I appear to be getting a device side assert from an embedding lookup, but (with CUDA_LAUNCH_BLOCKING enabled) the exception is raised for the next instruction that touches CUDA (in my case, it’s a call to torch.zeros(..., device='cuda')
), several python instructions later.
entailed_embeds_calculated = [self.relation_embedding(index_tensor) for index_tensor in entailed_pred_indices]
# here self.relation_embedding is an nn.Embedding, and entailed_pred_indices is a list of index tensors.
# I checked, and an element of an index_tensor is out of bounds.
entailed_embeds_calculated = self.aggregator(entailed_embeds_calculated, entailed_scores)
# entailed_scores is also a list of tensors
...
def aggregator(embedding_lists, weights=None):
# a few asserts and other non-CUDA python code
embed_dim = embedding_lists[0].shape[-1]
zero_tensor = torch.zeros((embed_dim,), dtype=torch.float, device=embedding_lists[0].device)
# At this point the "Device side assert" is raised.
A similar behaviour appears to be happening here.

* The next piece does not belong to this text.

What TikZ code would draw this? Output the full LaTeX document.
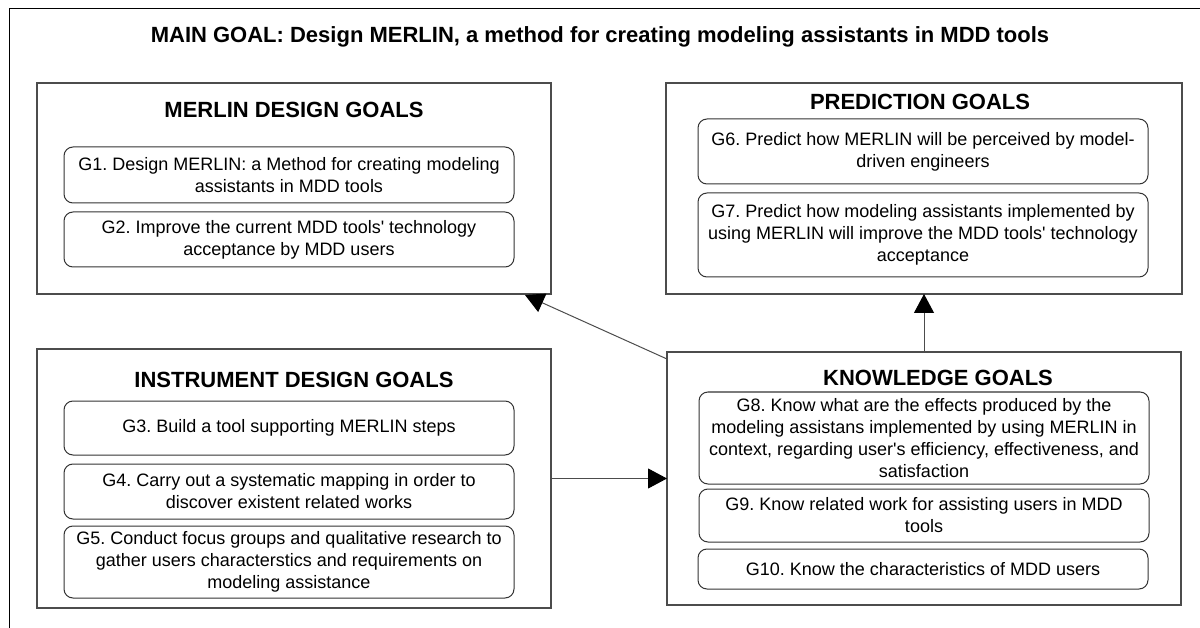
\documentclass[tikz,border=0pt]{standalone}
\usepackage{fontspec}
\setmainfont{Liberation Sans}
\usetikzlibrary{arrows.meta,calc}
\frenchspacing
\begin{document}
\begin{tikzpicture}[x=1pt,y=-1pt,
  group/.style={draw=black!70, line width=1.2pt, inner sep=0pt, outer sep=0pt},
  goal/.style={draw=black!80, line width=1pt, rounded corners=9pt, inner sep=0pt, outer sep=0pt, align=center, font=\frenchspacing\fontsize{18}{22}\selectfont},
  gtitle/.style={font=\bfseries\fontsize{22}{26}\selectfont, inner sep=0pt},
  link/.style={draw=black!70, line width=1pt, -{Triangle[length=19pt,width=20pt,color=black]}}]
\useasboundingbox (0,0) rectangle (1200,628);
\draw[black, line width=1pt] (9,9) rectangle (1215,645);
\node[font=\frenchspacing\bfseries\fontsize{22}{26}\selectfont, inner sep=0pt] (main) at (600,37) {MAIN GOAL: Design MERLIN, a method for creating modeling assistants in MDD tools};
% group boxes
\node[group, minimum width=514pt, minimum height=211pt] (merlin) at (294,188.5) {};
\node[group, minimum width=516pt, minimum height=211pt] (pred) at (924,188.5) {};
\node[group, minimum width=514pt, minimum height=259pt] (instr) at (294,478.5) {};
\node[group, minimum width=514pt, minimum height=253pt] (know) at (924,478.5) {};
% titles
\node[gtitle] (tmerlin) at (294,110) {MERLIN DESIGN GOALS};
\node[gtitle] (tinstr) at (294,380) {INSTRUMENT DESIGN GOALS};
\node[gtitle] (tpred) at (920,102) {PREDICTION GOALS};
\node[gtitle] (tknow) at (938,378) {KNOWLEDGE GOALS};
% goals
\node[goal, minimum width=450pt, minimum height=56pt] (g1) at (289,175) {G1. Design MERLIN: a Method for creating modeling\\assistants in MDD tools};
\node[goal, minimum width=450pt, minimum height=55pt] (g2) at (289,239.5) {G2. Improve the current MDD tools\textquotesingle\ technology\\acceptance by MDD users};
\node[goal, minimum width=450pt, minimum height=54pt] (g3) at (289,428) {G3. Build a tool supporting MERLIN steps};
\node[goal, minimum width=450pt, minimum height=55pt] (g4) at (289,491.5) {G4. Carry out a systematic mapping in order to\\discover existent related works};
\node[goal, minimum width=450pt, minimum height=72pt] (g5) at (289,562) {G5. Conduct focus groups and qualitative research to\\gather users characterstics and requirements on\\modeling assistance};
\node[goal, minimum width=450pt, minimum height=65pt] (g6) at (923,151.5) {G6. Predict how MERLIN will be perceived by model-\\driven engineers};
\node[goal, minimum width=450pt, minimum height=84pt] (g7) at (923,235) {G7. Predict how modeling assistants implemented by\\using MERLIN will improve the MDD tools\textquotesingle\ technology\\acceptance};
\node[goal, minimum width=450pt, minimum height=92pt] (g8) at (924,438) {G8. Know what are the effects produced by the\\modeling assistans implemented by using MERLIN in\\context, regarding user\textquotesingle s efficiency, effectiveness, and\\satisfaction};
\node[goal, minimum width=450pt, minimum height=53pt] (g9) at (924,515.5) {G9. Know related work for assisting users in MDD\\tools};
\node[goal, minimum width=450pt, minimum height=40pt] (g10) at (923,569) {G10. Know the characteristics of MDD users};
% connectors
\coordinate (a1s) at ($(know.north west)+(0,7)$);
\coordinate (a1e) at ($(merlin.south east)+(-26,1)$);
\draw[link] (a1s) -- (a1e);
\draw[link] (know.north) -- (pred.south);
\draw[link] (instr.east) -- (know.west);
\end{tikzpicture}
\end{document}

The CUDA error looks like this:
/opt/conda/conda-bld/pytorch_1579022060824/work/aten/src/THC/THCTensorIndex.cu:307: void indexSelectSmallIndex(TensorInfo<T, IndexType>, TensorInfo<T, IndexType>, TensorInfo<long, IndexType>, int, int, IndexType, long) [with T = float, IndexType = unsigned int, DstDim = 2, SrcDim = 2, IdxDim = -2]: block: [0,0,0], thread: [11,0,0] Assertion `srcIndex < srcSelectDimSize` failed.
File ".../RelationScorers.py", line 1072, in aggregator
zero_tensor = torch.zeros((embed_dim,), dtype=torch.float, device=embedding_lists[0].device)
RuntimeError: CUDA error: device-side assert triggered
...